A Gas Station Gift from a Golden Era
There was a time when filling up the family station wagon meant more than just topping off the tank. For families traveling America's highways in the late 1960s and early 1970s, a stop at a Gulf Oil station could mean a small piece of Disney magic handed over the counter — a glossy, full-color promotional magazine bearing the instantly recognizable banner of The Wonderful World of Disney. This is one of those magazines, a vivid survivor from an era when corporate America and the House of Mouse were perfecting the art of branded delight.
Measuring a standard 8.5 by 11 inches, this Gulf Oil edition presents a sunny yellow cover anchored by a striking grizzly bear photograph — a nod to one of its featured programs, Grizzly! — alongside a collage of beloved Disney characters and properties. Peek past the cover and you'll find windows into several classic Disney worlds: a feature on the Jr. Woodchuck Guide, a look at Peter Pan, and, perhaps most memorably, an inset dedicated to Winnie the Pooh and the entire Hundred Acre Wood gang.
The Hundred Acre Wood Comes to the Pump
By 1970, Winnie the Pooh had already become one of Disney's most cherished animated properties. Walt Disney himself had championed the gentle bear from A. A. Milne's stories, and the studio's first two featurettes — Winnie the Pooh and the Honey Tree (1966) and Winnie the Pooh and the Blustery Day (1968) — had introduced American audiences to a lovingly realized Hundred Acre Wood populated with unforgettable characters. Pooh's round, honey-obsessed optimism, Tigger's irrepressible bounce, Piglet's trembling bravery, Eeyore's melancholy acceptance, and the tender friendship of Christopher Robin — all of them were fresh in families' imaginations when this magazine rolled off the press.
To find these characters featured inside a Gulf Oil premium is a testament to how deeply Disney had woven itself into the fabric of American family life. The studio's Sunday-evening television program, also called The Wonderful World of Disney, was must-watch viewing for millions of households. Tying promotional materials to that beloved franchise wasn't just clever marketing — it was a cultural handshake between two trusted American brands.
Petroliana Meets Disney: A Cross-Collectible Treasure
What makes this particular magazine so compelling to today's collectors is precisely its dual identity. On one hand, it is a piece of Disney ephemera — paper goods issued under the Walt Disney Productions banner, featuring official artwork and character likenesses at a moment when the studio's quality control over licensed merchandise was meticulous and proud. On the other hand, it belongs squarely in the world of petroliana, the enthusiast category devoted to the roadside commercial culture of the mid-twentieth century: pump globes, oil cans, road maps, and yes, promotional giveaways from the major gasoline companies.

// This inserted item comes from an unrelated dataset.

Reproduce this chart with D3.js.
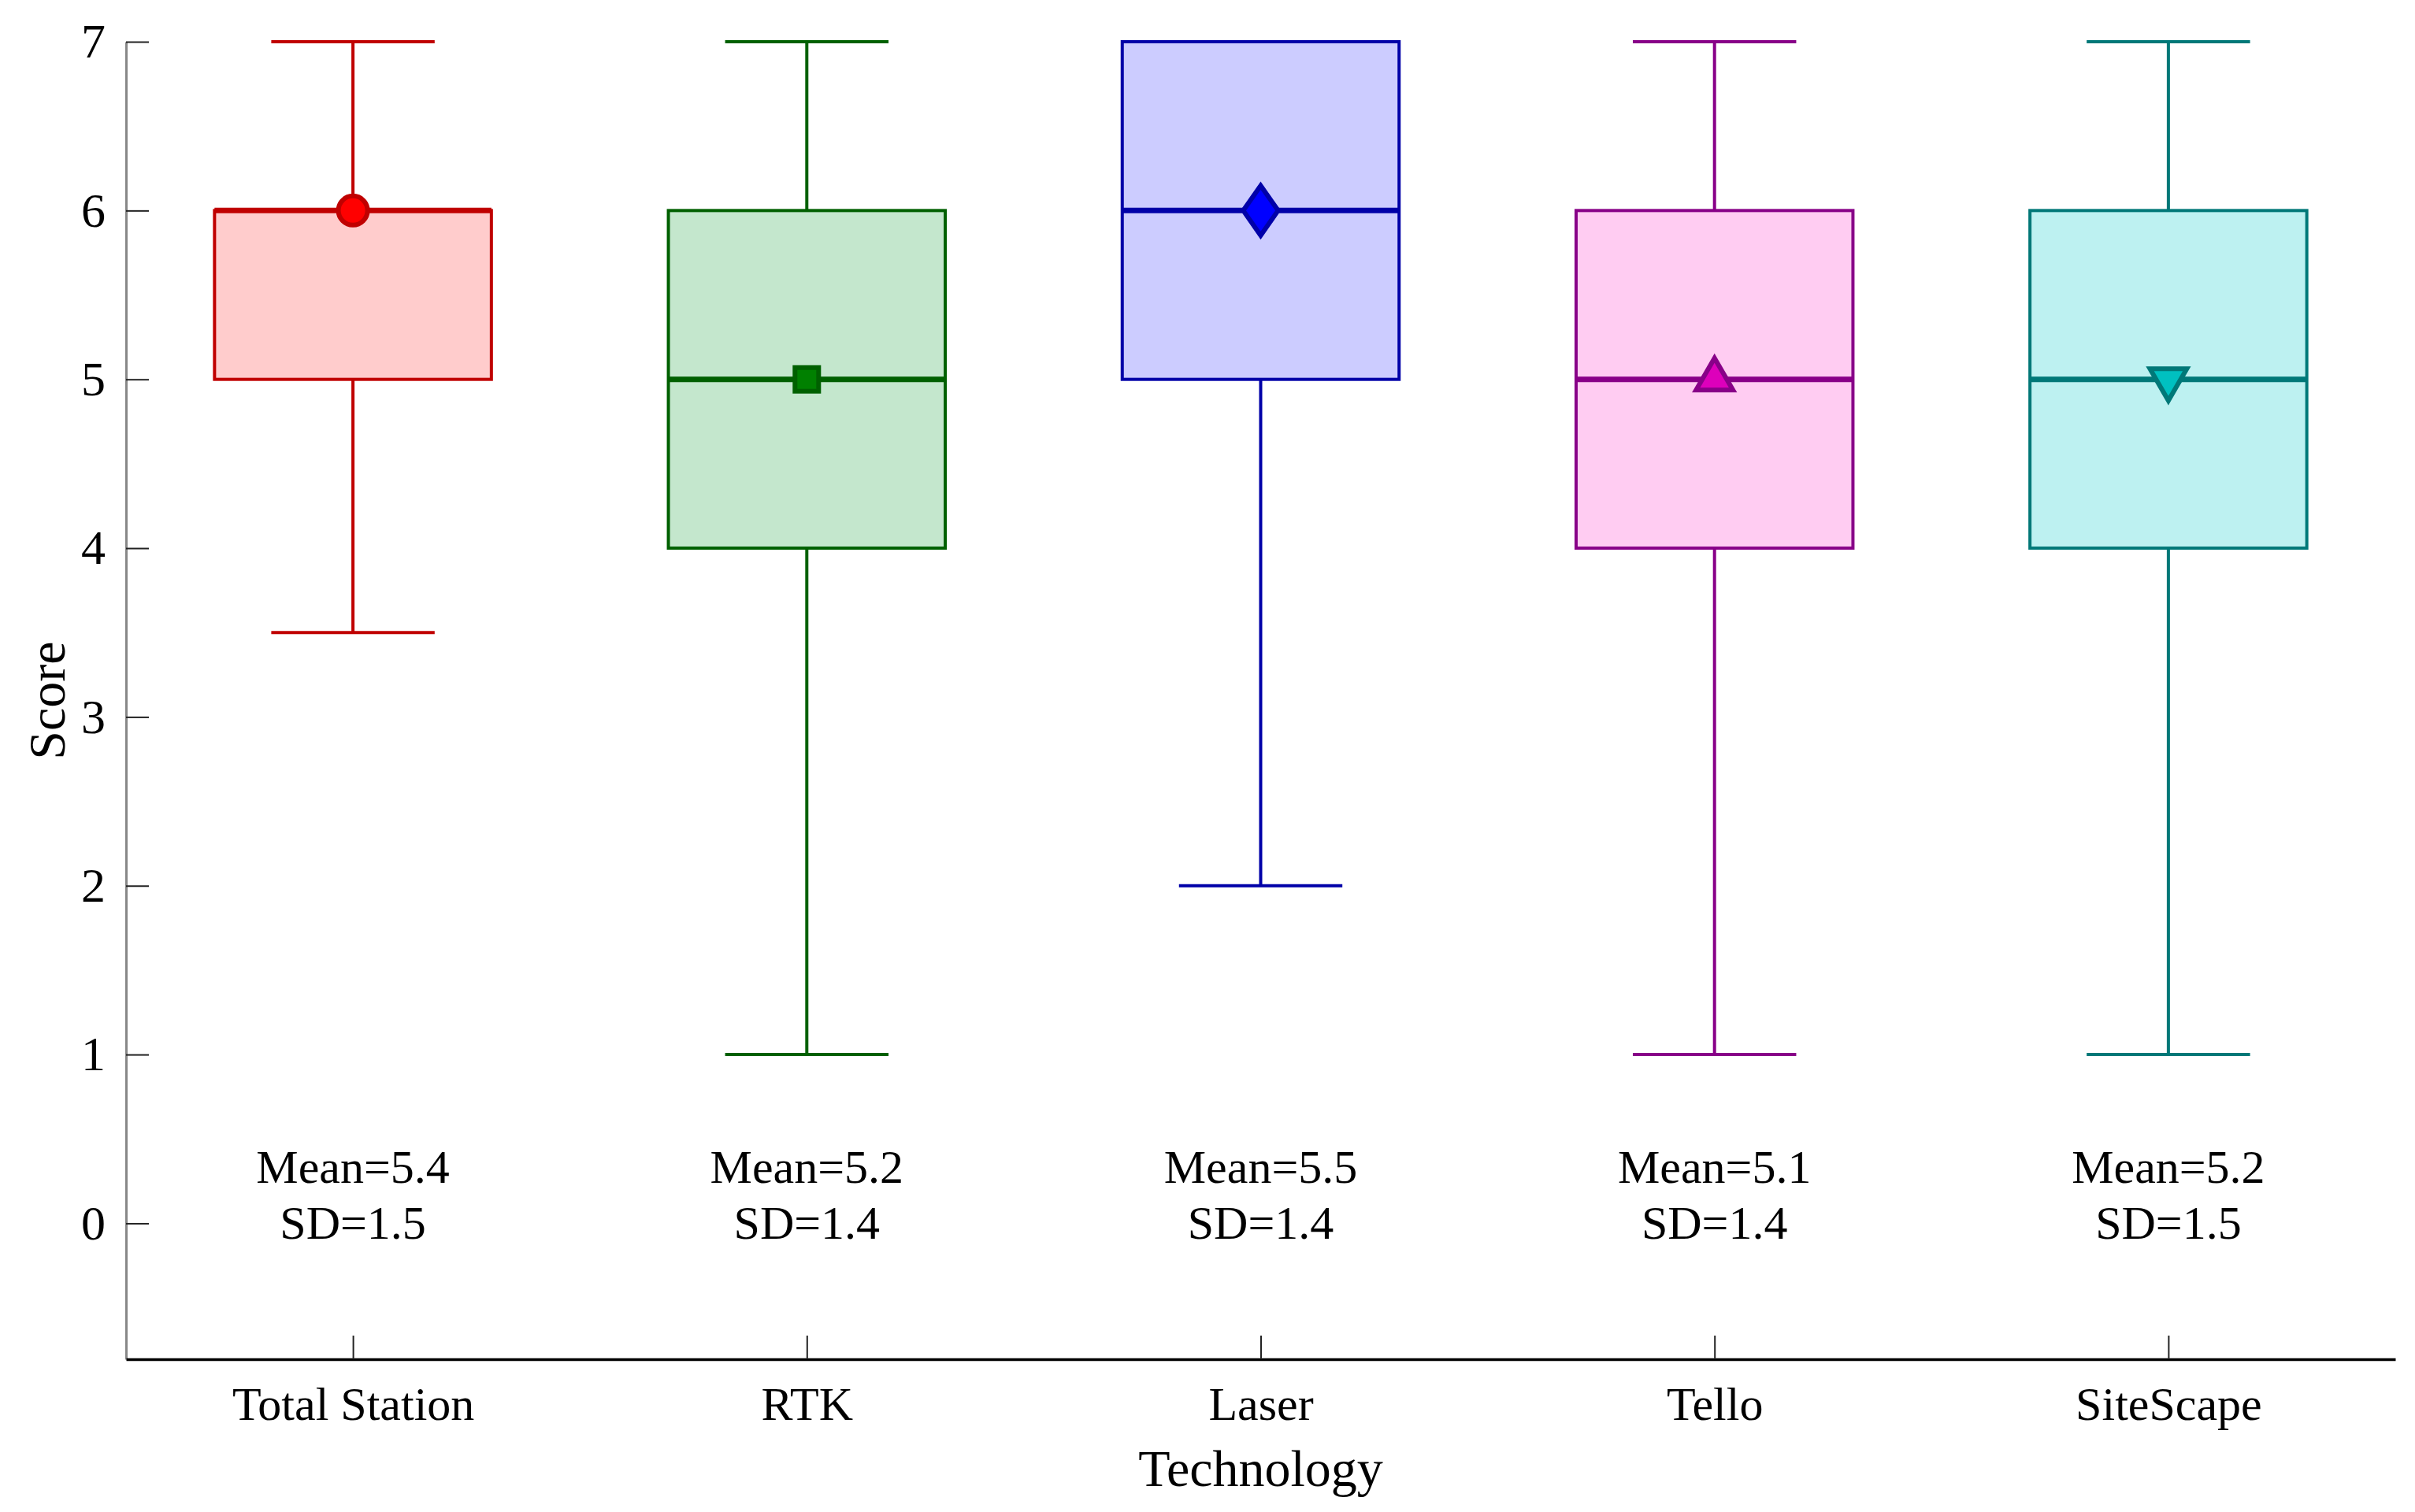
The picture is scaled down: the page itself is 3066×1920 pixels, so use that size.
<!DOCTYPE html>
<html>
<head>
<meta charset="utf-8">
<script src="https://cdn.jsdelivr.net/npm/d3@7"></script>
<style>
  body { margin: 0; background: #fff; }
  svg { display: block; }
  text { font-family: "Liberation Serif", "Times New Roman", serif; fill: #000; }
</style>
</head>
<body>
<svg></svg>
<script>
(function (d3) {
    // ==================================================
    // data

    const categories = ["Total Station", "RTK", "Laser", "Tello", "SiteScape"];
    const mins    = [3.5, 1, 2, 1, 1];
    const q1s     = [5, 4, 5, 4, 4];
    const medians = [6, 5, 6, 5, 5];
    const q3s     = [6, 6, 7, 6, 6];
    const maxs    = [7, 7, 7, 7, 7];
    const means   = [5.4, 5.2, 5.5, 5.1, 5.2];
    const sds     = [1.5, 1.4, 1.4, 1.4, 1.5];
    const yTicks  = [0, 1, 2, 3, 4, 5, 6, 7];

    const strokes = ["#c00000", "#006000", "#0000a8", "#880088", "#007878"];
    const fills   = ["#ffcccc", "#c4e7cd", "#ccccff", "#ffccf2", "#bdf1f1"];
    const marks   = ["#ff0000", "#008000", "#0000ff", "#dd00bb", "#00c0c0"];

    const width = 3066;
    const height = 1920;

    const svg = d3.select("svg").attr("width", width).attr("height", height);

    const x = d3.scaleLinear().domain([0.5, 5.5]).range([160, 3041]);
    const y = d3.scaleLinear().domain([-0.805, 7]).range([1726, 53]);
    const unit = x(1) - x(0);
    const boxW = 0.61 * unit;
    const capW = 0.36 * unit;

    // diamond a bit wider than d3's own
    const tallDiamond = {
        draw(context, size) {
            const h = Math.sqrt(size / 1.4);
            const w = h * 0.7;
            context.moveTo(0, -h);
            context.lineTo(w, 0);
            context.lineTo(0, h);
            context.lineTo(-w, 0);
            context.closePath();
        }
    };
    const symbols = [
        d3.symbol(d3.symbolCircle, 1075),
        d3.symbol(d3.symbolSquare, 900),
        d3.symbol(tallDiamond, 1400),
        d3.symbol(d3.symbolTriangle, 950),
        d3.symbol(d3.symbolTriangle, 950)
    ];
    const rotations = [0, 0, 0, 0, 180];

    const rows = categories.map((c, i) => ({
        name: c, i: i, pos: i + 1,
        min: mins[i], q1: q1s[i], med: medians[i], q3: q3s[i], max: maxs[i],
        mean: means[i], sd: sds[i]
    }));

    // ==================================================
    // axes

    const yAxis = d3.axisLeft(y)
          .tickValues(yTicks)
          .tickSize(-29)
          .tickSizeOuter(0)
          .tickPadding(26)
          .tickFormat(d3.format("d"));

    const gy = svg.append("g").attr("transform", `translate(${x(0.5)},0)`).call(yAxis);
    gy.select(".domain").attr("stroke", "#888").attr("stroke-width", 3);
    gy.selectAll(".tick line").attr("stroke", "#222").attr("stroke-width", 2);
    gy.selectAll(".tick text").style("font-size", "62px").attr("fill", "#000");

    const xAxis = d3.axisBottom(x)
          .tickValues(rows.map(d => d.pos))
          .tickSize(-30)
          .tickSizeOuter(0)
          .tickFormat((d, i) => categories[i]);

    const gx = svg.append("g").attr("transform", `translate(0,${y(-0.805)})`).call(xAxis);
    gx.select(".domain").attr("stroke", "#000").attr("stroke-width", 3.5);
    gx.selectAll(".tick line").attr("stroke", "#222").attr("stroke-width", 2);
    gx.selectAll(".tick text")
        .attr("y", 77).attr("dy", 0)
        .style("font-size", "60px").attr("fill", "#000");

    svg.append("text")
        .attr("x", (x(0.5) + x(5.5)) / 2)
        .attr("y", 1887)
        .attr("text-anchor", "middle")
        .style("font-size", "66px")
        .text("Technology");

    svg.append("text")
        .attr("transform", `translate(82,${(y(7) + y(-0.805)) / 2}) rotate(-90)`)
        .attr("text-anchor", "middle")
        .style("font-size", "66px")
        .text("Score");

    // ==================================================
    // boxes

    const g = svg.selectAll("g.box").data(rows).enter()
          .append("g").attr("class", "box");

    // whiskers
    g.append("line")
        .attr("x1", d => x(d.pos)).attr("x2", d => x(d.pos))
        .attr("y1", d => y(d.q3)).attr("y2", d => y(d.max))
        .attr("stroke", d => strokes[d.i]).attr("stroke-width", 4);
    g.append("line")
        .attr("x1", d => x(d.pos)).attr("x2", d => x(d.pos))
        .attr("y1", d => y(d.q1)).attr("y2", d => y(d.min))
        .attr("stroke", d => strokes[d.i]).attr("stroke-width", 4);

    // caps
    [d => d.max, d => d.min].forEach(v => {
        g.append("line")
            .attr("x1", d => x(d.pos) - capW / 2).attr("x2", d => x(d.pos) + capW / 2)
            .attr("y1", d => y(v(d))).attr("y2", d => y(v(d)))
            .attr("stroke", d => strokes[d.i]).attr("stroke-width", 4);
    });

    g.append("rect")
        .attr("x", d => x(d.pos) - boxW / 2)
        .attr("y", d => y(d.q3))
        .attr("width", boxW)
        .attr("height", d => y(d.q1) - y(d.q3))
        .attr("fill", d => fills[d.i])
        .attr("stroke", d => strokes[d.i])
        .attr("stroke-width", 4);

    g.append("line")
        .attr("x1", d => x(d.pos) - boxW / 2).attr("x2", d => x(d.pos) + boxW / 2)
        .attr("y1", d => y(d.med)).attr("y2", d => y(d.med))
        .attr("stroke", d => strokes[d.i]).attr("stroke-width", 7);

    g.append("path")
        .attr("d", d => symbols[d.i]())
        .attr("transform", d => `translate(${x(d.pos)},${y(d.med)}) rotate(${rotations[d.i]})`)
        .attr("fill", d => marks[d.i])
        .attr("stroke", d => strokes[d.i])
        .attr("stroke-width", 6)
        .attr("stroke-linejoin", "miter");

    // mean / sd notes
    const note = g.append("text")
        .attr("text-anchor", "middle")
        .style("font-size", "60px");
    note.append("tspan")
        .attr("x", d => x(d.pos)).attr("y", y(0) - 51)
        .text(d => "Mean=" + d.mean.toFixed(1));
    note.append("tspan")
        .attr("x", d => x(d.pos)).attr("y", y(0) + 20)
        .text(d => "SD=" + d.sd.toFixed(1));
})(d3);
</script>
</body>
</html>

Gulf Oil, one of the original Seven Sisters of the petroleum industry, maintained a robust promotional program throughout its heyday. Premium magazines, activity booklets, and branded giveaways were a staple of the Gulf station experience, and Disney partnerships lent those promotions a warmth and family-friendliness that pure petroleum branding could never achieve on its own. Today, pieces that bridge both collecting worlds command attention from two distinct audiences — the Disney enthusiast who prizes character-rich ephemera, and the petroliana collector who hunts for branded paper goods that have survived the decades.
Mass-produced as these magazines were, survival rates are surprisingly low. Paper goods from gas station promotions were never meant to be archived. They were read, passed around, and discarded. A copy that retains vibrant colors — as this one does — has beaten considerable odds simply by existing.
Condition, Character, and the Estate Collection
This copy shows the honest wear of a life well-traveled. There is edge wear and corner creasing consistent with handling and storage across more than five decades — the kind of patina that authenticates rather than diminishes. The yellow cover still pops. The interior colors remain vivid. For a mass-produced promotional item of this age, that color retention is genuinely noteworthy; the inks of this era were susceptible to fading, and magazines that spent years in light-exposed storage often emerged washed out and fragile.
This piece arrived as part of a larger Disney estate collection — an assemblage gathered by someone who clearly understood that Disney's reach extended far beyond theme parks and feature films, into the everyday commercial culture of American life. Promotional tie-ins, gas station premiums, and branded ephemera were among the most democratic expressions of Disney fandom: affordable, accessible, and quietly beloved by millions of families who encountered them not at Disneyland or the movie palace, but at the corner filling station on a Tuesday afternoon.
For the collector who prizes the intersection of nostalgia, pop culture history, and the open American road, this Wonderful World of Disney Gulf Oil Edition is a remarkable find — a small, cheerful rectangle of paper that carries the spirit of an entire era inside its creased and sunny covers.